| EMPLOYMENT — Contract of employment — Agency worker — Applicant employed by company treated as contractor and required to provide services through agency — Working arrangements between applicant and company remaining the same but agency paying applicant’s salary — Whether implied contract of service between applicant and company
Muscat v Cable & Wireless plc [2006] EWCA Civ 220
CA: Sir Anthony Clarke MR, Smith and Maurice Kay LJJ: 9 March 2006
{The essentials of a contract of employment were the obligation to provide work for remuneration and the obligation to perform it, coupled with control. It did not matter whether the arrangements for payment were made directly or indirectly.
The Court of Appeal so stated when dismissing an appeal by the defendants, Cable & Wireless plc, from the decision of the Employment Appeal Tribunal on 25 February 2005, by which it upheld the decision of an employment tribunal promulgated on 15 June 2004 that it had jurisdiction to hear a claim for compensation for unfair dismissal by the applicant, Patrick Muscat, on the basis that he was at all relevant times an employee of the defendants by virtue of an implied contract of employment.
During 2001 the applicant was employed by a company, EIL, although he was treated as a contractor and his salary paid through the applicant’s company, E-N, which had been set up at EIL’s request.

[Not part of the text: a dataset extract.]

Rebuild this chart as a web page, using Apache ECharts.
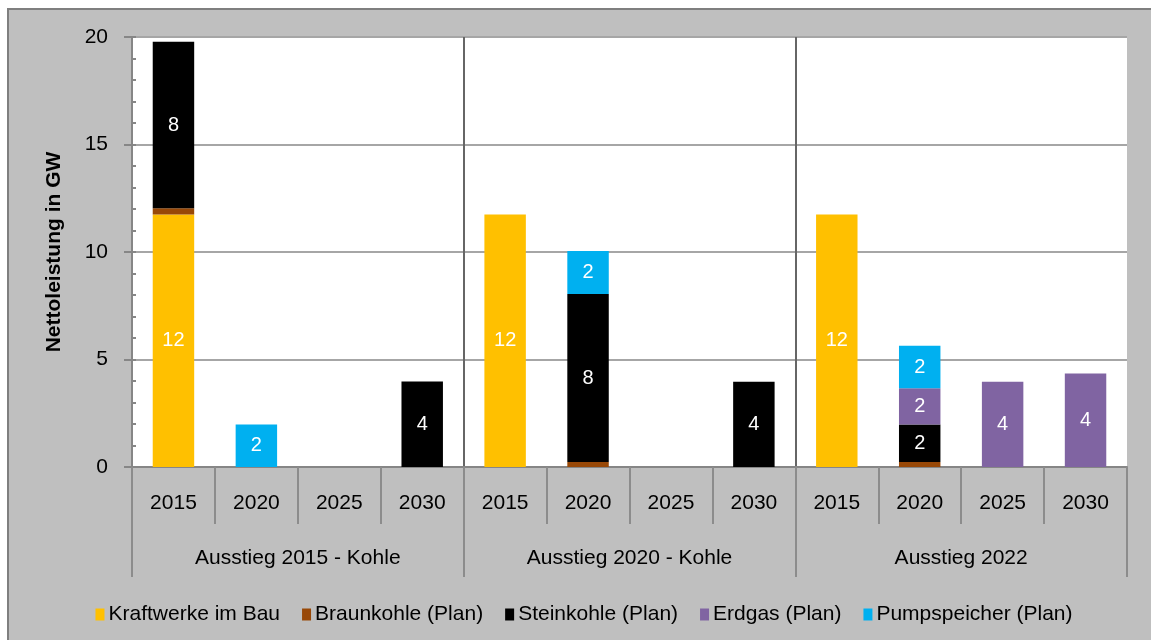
<!DOCTYPE html>
<html>
<head>
<meta charset="utf-8">
<script src="https://cdn.jsdelivr.net/npm/echarts@6/dist/echarts.min.js"></script>
<style>
  html, body { margin: 0; padding: 0; background: #fff; overflow: hidden; }
  #chart {
    position: absolute;
    left: 7px;
    top: 8px;
    width: 1150px;
    height: 632px;
    border-left: 2px solid #7f7f7f;
    border-top: 2px solid #7f7f7f;
  }
</style>
</head>
<body>
<div id="chart"></div>
<script>
// categories
var years = ['2015', '2020', '2025', '2030', '2015', '2020', '2025', '2030', '2015', '2020', '2025', '2030']
var groups = ['Ausstieg 2015 - Kohle', 'Ausstieg 2020 - Kohle', 'Ausstieg 2022']

// series values (GW)
var kraftwerkeImBau = [11.75, 0, 0, 0, 11.75, 0, 0, 0, 11.75, 0, 0, 0]
var braunkohle = [0.28, 0, 0, 0, 0, 0.23, 0, 0, 0, 0.23, 0, 0]
var steinkohle = [7.75, 0, 0, 3.98, 0, 7.82, 0, 3.97, 0, 1.75, 0, 0]
var erdgas = [0, 0, 0, 0, 0, 0, 0, 0, 0, 1.68, 3.97, 4.35]
var pumpspeicher = [0, 1.98, 0, 0, 0, 2.0, 0, 0, 0, 1.98, 0, 0]

var yTicks = [0, 5, 10, 15, 20]

var font = 'Liberation Sans, Arial, sans-serif'

var chart = echarts.init(document.getElementById('chart'))

function barLabel() {
  return {
    show: true,
    position: 'inside',
    color: '#fff',
    fontSize: 20,
    fontFamily: font,
    formatter: function(p) {
      return p.value >= 1 ? Math.round(p.value) : ''
    }
  }
}

function makeSeries(name, data, color) {
  return {
    name: name,
    type: 'bar',
    stack: 'total',
    barWidth: '50%',
    data: data,
    itemStyle: { color: color },
    label: barLabel(),
    animation: false
  }
}

chart.setOption({
  backgroundColor: '#bfbfbf',
  textStyle: { fontFamily: font },
  grid: {
    left: 123,
    right: 32,
    top: 27,
    bottom: 175,
    show: true,
    backgroundColor: '#fff',
    borderWidth: 0
  },
  legend: {
    top: 589,
    left: 'center',
    itemWidth: 9,
    itemHeight: 12,
    itemGap: 22,
    icon: 'rect',
    textStyle: { fontSize: 21, color: '#000', fontFamily: font, padding: [0, 0, 0, -1] },
    data: ['Kraftwerke im Bau', 'Braunkohle (Plan)', 'Steinkohle (Plan)', 'Erdgas (Plan)', 'Pumpspeicher (Plan)']
  },
  xAxis: [
    {
      type: 'category',
      data: years,
      position: 'bottom',
      axisLine: { lineStyle: { color: '#868686', width: 2 } },
      axisTick: { show: true, length: 57, interval: 0, lineStyle: { color: '#8c8c8c', width: 2 } },
      axisLabel: { fontSize: 21, color: '#000', margin: 26, interval: 0 },
      splitLine: { show: false }
    },
    {
      type: 'category',
      data: groups,
      position: 'bottom',
      axisLine: { show: false },
      axisTick: { show: true, length: 110, interval: 0, lineStyle: { color: '#8c8c8c', width: 2 } },
      axisLabel: { fontSize: 21, color: '#000', margin: 81, interval: 0 },
      splitLine: { show: true, interval: 0, showMinLine: false, showMaxLine: false, lineStyle: { color: '#666', width: 2 } }
    }
  ],
  yAxis: [
    {
      type: 'value',
      min: 0,
      max: 20,
      interval: 5,
      name: 'Nettoleistung in GW',
      nameLocation: 'middle',
      nameGap: 67,
      nameTextStyle: { fontSize: 21, fontWeight: 'bold', color: '#000', fontFamily: font },
      axisLine: { show: true, lineStyle: { color: '#868686', width: 2 } },
      axisTick: { show: true, length: 8, lineStyle: { color: '#868686', width: 2 } },
      axisLabel: { fontSize: 21, color: '#000', margin: 24, customValues: yTicks },
      splitLine: { show: true, showMinLine: false, lineStyle: { color: '#a6a6a6', width: 2 } }
    },
    {
      type: 'value',
      min: 0,
      max: 20,
      interval: 1,
      position: 'left',
      axisLine: { show: false },
      axisTick: { show: true, inside: true, length: 4, lineStyle: { color: '#868686', width: 2 } },
      axisLabel: { show: false },
      splitLine: { show: false }
    }
  ],
  series: [
    makeSeries('Kraftwerke im Bau', kraftwerkeImBau, '#ffc000'),
    makeSeries('Braunkohle (Plan)', braunkohle, '#984807'),
    makeSeries('Steinkohle (Plan)', steinkohle, '#000000'),
    makeSeries('Erdgas (Plan)', erdgas, '#8064a2'),
    makeSeries('Pumpspeicher (Plan)', pumpspeicher, '#00b0f0')
  ]
})
</script>
</body>
</html>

EIL was subsequently taken over by the defendants in a takeover to which the Transfer of Undertakings (Protection of Employment) Regulations 1981 applied. The applicant continued to work for the defendants as before. The defendants refused to deal directly with independent contractors and, regarding the applicant as a contractor they required him to enter into an agreement with an agency to supply his services to them. (The defendants subsequently accepted that he had been employed by them at that time). Having entered into the agency agreement the only change in the applicant’s working arrangements was that the agency paid him for the work which he performed for the defendants. In November 2002 the defendants told the applicant that they no longer required his services. He claimed compensation for unfair dismissal maintaining that he was employed by the defendants and that he had been continuously employed for more than one year. The defendants disputed that he was an employee. The employment tribunal held that the applicant had an implied contract of employment with the defendants. The Employment Appeal Tribunal dismissed the defendants’ appeal against that decision. The defendants appealed.
SMITH LJ, delivering the judgment of the court, said that in Dacas v Brook Street Bureau (UK) Ltd [2004] ICR 1437 the Court of Appeal considered the effect of the triangular relationship between worker, agency and end-user. The court, by a majority, advised that employment tribunals should give careful consideration to the question whether there might exist an implied contract of employment between the worker and the end-user, where the worker was introduced by an employment agency to work at their client’s premises; and that tribunals had to examine all the evidence in context and to see whether it spelled out the relationship of employer and employee. The view of the majority in Dacas was correct and the guidance provided for employment tribunals was unimpeachable and, although not strictly binding, it was plainly right for employment tribunals to heed it. The applicant’s contract for services with the agency did not preclude the existence of a contract of employment with the defendants. It was possible to infer a contract of employment by examining the conduct of the parties.